I couldn't have gotten out of there faster. I also never wanted to talk to anyone about flowers ever again. That was until I met Emily Thompson through a friend of mine. Ms. Thompson owns a shop in DUMBO that doesn't even have any signage, just wild, beautiful plants climbing out her door and down a small staircase. When I walked in she didn't ask for a binder, she asked about my dress, about my fiance, the time of year and the venue. She was able to find a common thematic ground between my 1930s aesthetic and the fried chicken I was serving. She even offered to work well below her normal budget to fit into mine ($800) and told me, "Don't worry, we'll stretch it as far as it can go and whatever I can't do, I will tell you exactly how to do it cheap and easy on your own." I felt like I just got a wedding planner and a flower designer for a rock bottom price. I still don't even refer to her as a florist. I feel that is below her in some way. In November she's even taking me out to the flower district to see which flowers look good on me. I mean really, this is exactly the way every bride wants to be treated.

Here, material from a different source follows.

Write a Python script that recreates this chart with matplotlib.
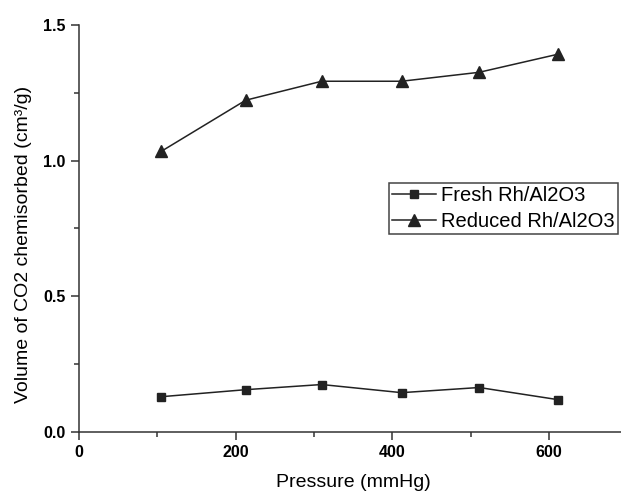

http://www.emilythompsonflowers.com/


Tuesday, September 7, 2010

Why I'm happy women love cheese...

People tell you all the time that you don't need a lot of money to throw a great wedding. My dad loves to tell me that it brings out my creative side. "You go to so many weddings where they spend all this money and they all come out the same.  You'll figure it out," he says. By the way "you'll figure it out," is not what I want to hear.  What I want to hear is, "I just discovered this high-yield savings account I forgot all about. Hows about 40 grand?"

Anyway, I heard it so much I almost started to believe that there was some truth in it. That the more lavish the wedding the more it sucked out the intimacy and individuality of the event.  That is until I went to a gazillion dollar wedding at the Waldorf Astoria and promptly realized that the only reason people were telling me this was because I didn't have a choice.

Never before have I seen a more amazing chuppah. It was as if the flower covered trees were bowing to each other in reverence. The string ensemble that accompanied the 20 minute processional had me blowing my nose inside my program. The dress, the veil that went on for days. The collared, 3/4 sleeve shrug that was exactly what I had been looking for all year, made the bride look that perfect blend of beautiful, graceful and nervous. Walking into the reception all I could see were 4 ft. topiarys to rival a terra cotta army and 100 ft ceilings. There was a 12 piece band...The last time I saw that many people on stage was watching MC Hammer videos and trying to do the "2 legit 2 quit" hand signals. And the couple, so in love, eyes catching each other as they were pulled by different friends and relatives in all different directions. There was no denying it. This was not only the grandest wedding I had ever been too, it was also so filled with love in every tiny, possible detail.

Moral of the story, kids? NEVER go to a wedding at the Waldorf Astoria while planning your own. You'll only realize that money really can buy you the wedding of your dreams. But I know what people will say, they'll say, "But everyone has a sushi bar, you're going to have chicken quesadillas! Who doesn't love a quesadilla?!" And that's where I gotta admit that they might be right because the only thing my friends love more than me is cheese, thick...melty...delicious cheese. This might be the only wedding where some guacamole trumps the Waldorf.